10.1.2013

Beautiful words

Tartuin tänään vanhaan kunnon tiiliskiveen eli The New Webster Dictionary of English Language -sanakirjaan. Löysin sieltä artikkelin kauneimmista englannin kielen sanoista ja haluankin jakaa sen myös teidän kanssa.
BEAUTIFUL WORDS
by Alexander McQueen 
(1965 The New Webster Dictionary of the English Language)

Every few years when there is a shortage of news, some enterprising reporter asks a number of prominent men and women to make a list of the ten "most beautiful" words in the language. As might be expected, the nominations include a great diversity of words; no two persons have the same eye or ear for words. Beayty in words is somewhat elusive, but ugliness is easy to regognize. No one would give a beauty prize to scratch, or shredded, or eschew

Popular in many lists of beautiful words are mother, love, truth, and  justice, yet all of these have been disallowed on the ground that they are not euphonius. They are beautiful in consept but not in sound. Love may be supremely beautiful in our thougts but not in sound, but as a word it is a mere monosyllable that closes on the unispiring sound of v. The Romance languages are much more fortune in their words for love: Latin and Spanish amor, French amour, and, notably, the flowing Italian amore, ah-mo'reh, which sounds and signs very well.

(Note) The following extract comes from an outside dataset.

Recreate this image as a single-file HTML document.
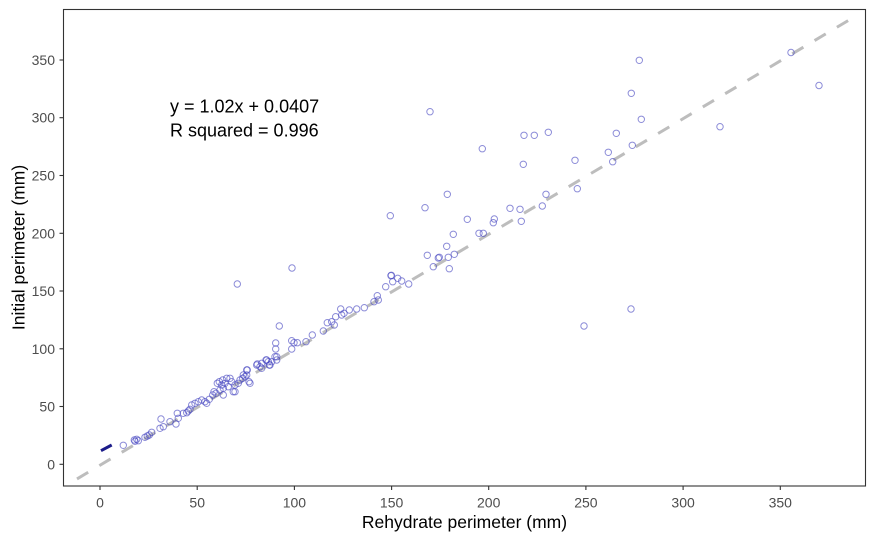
<!DOCTYPE html>
<html><head><meta charset="utf-8"><style>
html,body{margin:0;padding:0;background:#fff;}
svg{display:block;}
text{font-family:"Liberation Sans",Arial,sans-serif;}
</style></head><body>
<svg width="870" height="536" viewBox="0 0 870 536" xmlns="http://www.w3.org/2000/svg">
<rect x="0" y="0" width="870" height="536" fill="#fff"/>
<defs><clipPath id="pc"><rect x="63.5" y="9.5" width="802" height="476.5"/></clipPath></defs>
<g clip-path="url(#pc)">
<line x1="77" y1="478.9" x2="857.7" y2="14.9" stroke="#bdbdbd" stroke-width="3" stroke-dasharray="13 13"/>
<line x1="101" y1="450.7" x2="111.7" y2="445" stroke="#1c1c8a" stroke-width="3"/>
<g fill="none" stroke="#4646c0" stroke-opacity="0.62" stroke-width="1">
<circle cx="123.3" cy="445.3" r="3.2"/>
<circle cx="134.3" cy="440" r="3.2"/><circle cx="136.7" cy="439.3" r="3.2"/><circle cx="135" cy="441.3" r="3.2"/><circle cx="138.3" cy="440.7" r="3.2"/>
<circle cx="145" cy="437.3" r="3.2"/><circle cx="147.3" cy="436" r="3.2"/><circle cx="149.3" cy="435" r="3.2"/><circle cx="151.7" cy="432.3" r="3.2"/>
<circle cx="161" cy="419" r="3.2"/><circle cx="160" cy="428.3" r="3.2"/><circle cx="163.3" cy="426.7" r="3.2"/><circle cx="170" cy="421.7" r="3.2"/><circle cx="176" cy="424" r="3.2"/><circle cx="178.3" cy="418.3" r="3.2"/><circle cx="177.3" cy="413.3" r="3.2"/>
<circle cx="183.3" cy="413.3" r="3.2"/><circle cx="188.3" cy="411" r="3.2"/><circle cx="191.7" cy="405" r="3.2"/><circle cx="195" cy="403.3" r="3.2"/><circle cx="198.3" cy="401.7" r="3.2"/><circle cx="201.7" cy="400" r="3.2"/><circle cx="205" cy="401.7" r="3.2"/><circle cx="206.7" cy="403.3" r="3.2"/><circle cx="209.3" cy="399.3" r="3.2"/><circle cx="212.7" cy="395" r="3.2"/><circle cx="214" cy="391.7" r="3.2"/><circle cx="216" cy="393.3" r="3.2"/><circle cx="217.3" cy="383.3" r="3.2"/><circle cx="219.3" cy="381.7" r="3.2"/><circle cx="221.7" cy="385" r="3.2"/><circle cx="223.3" cy="388.3" r="3.2"/><circle cx="225" cy="383.3" r="3.2"/><circle cx="226.7" cy="378.3" r="3.2"/><circle cx="222.7" cy="380" r="3.2"/><circle cx="228.3" cy="386.7" r="3.2"/><circle cx="233.3" cy="391.7" r="3.2"/><circle cx="235" cy="385" r="3.2"/><circle cx="238.3" cy="383.3" r="3.2"/><circle cx="240" cy="380" r="3.2"/><circle cx="242.7" cy="378.3" r="3.2"/><circle cx="245" cy="376.7" r="3.2"/><circle cx="249" cy="381.7" r="3.2"/><circle cx="246.7" cy="375" r="3.2"/><circle cx="256.7" cy="365" r="3.2"/><circle cx="260" cy="366.7" r="3.2"/><circle cx="261.7" cy="363.3" r="3.2"/><circle cx="268.3" cy="361.7" r="3.2"/><circle cx="270" cy="365" r="3.2"/><circle cx="275" cy="356.7" r="3.2"/><circle cx="276.7" cy="360" r="3.2"/><circle cx="220" cy="390" r="3.2"/><circle cx="230" cy="378.3" r="3.2"/>
<circle cx="186.7" cy="412.7" r="3.2"/><circle cx="190" cy="409.3" r="3.2"/><circle cx="223.3" cy="395" r="3.2"/><circle cx="235" cy="391.7" r="3.2"/><circle cx="231.7" cy="381.7" r="3.2"/><circle cx="243.3" cy="375" r="3.2"/><circle cx="246.7" cy="370" r="3.2"/><circle cx="250" cy="383.3" r="3.2"/><circle cx="266" cy="360" r="3.2"/>
<circle cx="247.3" cy="370" r="3.2"/><circle cx="257.3" cy="364" r="3.2"/><circle cx="261.7" cy="368.3" r="3.2"/><circle cx="266.7" cy="360" r="3.2"/><circle cx="269.3" cy="365" r="3.2"/><circle cx="271.7" cy="361.7" r="3.2"/><circle cx="276.7" cy="356.7" r="3.2"/>
<circle cx="237.3" cy="284" r="3.2"/><circle cx="292" cy="268" r="3.2"/><circle cx="279.3" cy="326" r="3.2"/><circle cx="275.7" cy="343" r="3.2"/><circle cx="275.7" cy="349" r="3.2"/><circle cx="291.7" cy="340.7" r="3.2"/><circle cx="294" cy="342.7" r="3.2"/><circle cx="297.3" cy="342.7" r="3.2"/><circle cx="291.7" cy="349" r="3.2"/><circle cx="306" cy="341.7" r="3.2"/><circle cx="312.3" cy="335" r="3.2"/><circle cx="323.3" cy="331" r="3.2"/><circle cx="327.3" cy="322.7" r="3.2"/><circle cx="331.7" cy="321.7" r="3.2"/><circle cx="334.3" cy="325" r="3.2"/><circle cx="335.7" cy="316.7" r="3.2"/><circle cx="340.7" cy="309" r="3.2"/><circle cx="341.7" cy="315" r="3.2"/><circle cx="344" cy="313.3" r="3.2"/><circle cx="349.3" cy="310" r="3.2"/><circle cx="356.7" cy="309" r="3.2"/><circle cx="364.3" cy="307.7" r="3.2"/><circle cx="374" cy="301.7" r="3.2"/><circle cx="377.3" cy="295.7" r="3.2"/><circle cx="378.3" cy="300" r="3.2"/><circle cx="385.7" cy="286.7" r="3.2"/><circle cx="391" cy="275.7" r="3.2"/><circle cx="392.7" cy="281.7" r="3.2"/><circle cx="397.7" cy="278.3" r="3.2"/><circle cx="401.7" cy="281" r="3.2"/><circle cx="408.7" cy="284" r="3.2"/>
<circle cx="390.3" cy="215.7" r="3.2"/><circle cx="391.3" cy="275.3" r="3.2"/>
<circle cx="430" cy="111.7" r="3.2"/><circle cx="524" cy="135.3" r="3.2"/><circle cx="534.3" cy="135.3" r="3.2"/><circle cx="548.3" cy="132.3" r="3.2"/><circle cx="482.3" cy="148.7" r="3.2"/><circle cx="523.3" cy="164.3" r="3.2"/><circle cx="575" cy="160.3" r="3.2"/><circle cx="577.3" cy="188.7" r="3.2"/><circle cx="546" cy="194.3" r="3.2"/><circle cx="542.3" cy="206" r="3.2"/><circle cx="447.3" cy="194.3" r="3.2"/><circle cx="425" cy="207.7" r="3.2"/><circle cx="510" cy="208.3" r="3.2"/><circle cx="520" cy="209.3" r="3.2"/><circle cx="521.3" cy="221.3" r="3.2"/><circle cx="467.3" cy="219.3" r="3.2"/><circle cx="494.3" cy="219" r="3.2"/><circle cx="493.3" cy="222.7" r="3.2"/><circle cx="453.3" cy="234.3" r="3.2"/><circle cx="479" cy="233.3" r="3.2"/><circle cx="483.3" cy="233.3" r="3.2"/><circle cx="446.7" cy="246.3" r="3.2"/><circle cx="427.3" cy="255.3" r="3.2"/><circle cx="439.3" cy="257.3" r="3.2"/><circle cx="448.3" cy="257.3" r="3.2"/><circle cx="454.3" cy="254.3" r="3.2"/><circle cx="433.3" cy="266.7" r="3.2"/><circle cx="449.3" cy="268.7" r="3.2"/><circle cx="438.3" cy="258" r="3.2"/>
<circle cx="639.3" cy="60.3" r="3.2"/><circle cx="631.3" cy="93.3" r="3.2"/><circle cx="641.3" cy="119.3" r="3.2"/><circle cx="616.3" cy="133.3" r="3.2"/><circle cx="632.3" cy="145.3" r="3.2"/><circle cx="608.3" cy="152.3" r="3.2"/><circle cx="612.7" cy="161.7" r="3.2"/><circle cx="720" cy="126.7" r="3.2"/>
<circle cx="819" cy="85.5" r="3.2"/><circle cx="791" cy="52.5" r="3.2"/><circle cx="631" cy="309" r="3.2"/><circle cx="584" cy="326" r="3.2"/>
</g>
</g>
<rect x="63.5" y="9.5" width="802" height="476.5" fill="none" stroke="#333" stroke-width="1.1"/>
<g stroke="#333" stroke-width="1.1">
<line x1="59.5" y1="464.3" x2="63.5" y2="464.3"/><line x1="59.5" y1="406.5" x2="63.5" y2="406.5"/><line x1="59.5" y1="348.8" x2="63.5" y2="348.8"/><line x1="59.5" y1="291" x2="63.5" y2="291"/><line x1="59.5" y1="233.3" x2="63.5" y2="233.3"/><line x1="59.5" y1="175.5" x2="63.5" y2="175.5"/><line x1="59.5" y1="117.7" x2="63.5" y2="117.7"/><line x1="59.5" y1="60" x2="63.5" y2="60"/>
<line x1="100" y1="486" x2="100" y2="490"/><line x1="197.2" y1="486" x2="197.2" y2="490"/><line x1="294.4" y1="486" x2="294.4" y2="490"/><line x1="391.6" y1="486" x2="391.6" y2="490"/><line x1="488.7" y1="486" x2="488.7" y2="490"/><line x1="585.9" y1="486" x2="585.9" y2="490"/><line x1="683.1" y1="486" x2="683.1" y2="490"/><line x1="780.3" y1="486" x2="780.3" y2="490"/>
</g>
<g font-size="14" fill="#4d4d4d" text-anchor="end">
<text x="55" y="469.3">0</text><text x="55" y="411.5">50</text><text x="55" y="353.8">100</text><text x="55" y="296">150</text><text x="55" y="238.3">200</text><text x="55" y="180.5">250</text><text x="55" y="122.7">300</text><text x="55" y="65">350</text>
</g>
<g font-size="14" fill="#4d4d4d" text-anchor="middle">
<text x="100" y="507.7">0</text><text x="197.2" y="507.7">50</text><text x="294.4" y="507.7">100</text><text x="391.6" y="507.7">150</text><text x="488.7" y="507.7">200</text><text x="585.9" y="507.7">250</text><text x="683.1" y="507.7">300</text><text x="780.3" y="507.7">350</text>
</g>
<text x="464.5" y="528" font-size="17.5" fill="#000" text-anchor="middle">Rehydrate perimeter (mm)</text>
<text transform="translate(24.5,247.5) rotate(-90)" font-size="17.5" fill="#000" text-anchor="middle">Initial perimeter (mm)</text>
<text x="170" y="112.7" font-size="18" fill="#000">y = 1.02x + 0.0407</text>
<text x="170" y="136.7" font-size="18" fill="#000">R squared = 0.996</text>
</svg>
</body></html>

The word lullaby is great vote getter, partly from its sound but probably also from its association from the slumber of innocent infants. Slumber, by the way, is a popular word.

High on many lists are golden, murmuring, and melody; also glow, noble, and sound. The o sound is always liked. Twilight, home, and romance are favored by many voters, and it will be noticed that two of these words contain the o sound, unstressed in romance but definite in home. (The word home also profits from its sentimental associations.)

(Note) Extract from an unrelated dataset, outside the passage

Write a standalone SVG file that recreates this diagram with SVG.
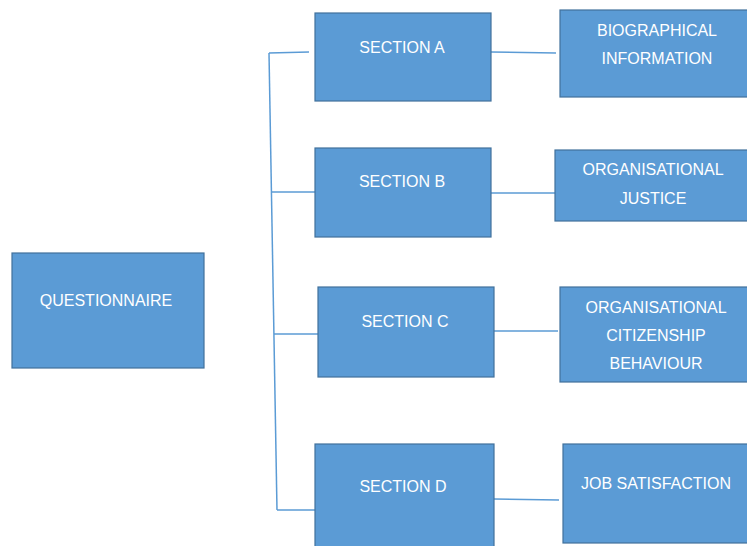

Smoothness seems to be the deciding factor in judging verbal beauty. The "good round o" is smooth sounding; perhaps even more so is the oo sound as in moon, coo, and the Irish pet name mavourneen. The 18th-century Emanuel Swedenborg, whose studies in words are unique, pictured the language of heaven as containing many long-vowel sounds, with oo as the most important. The oo sound can be tested in a sort of one-sided conversation with a young baby by gently saying "oo" and then waiting for the infatile response. You may have to wait as long as 15 or 20 seconds, but the reaction is almost sure to come in the for of pleased smile.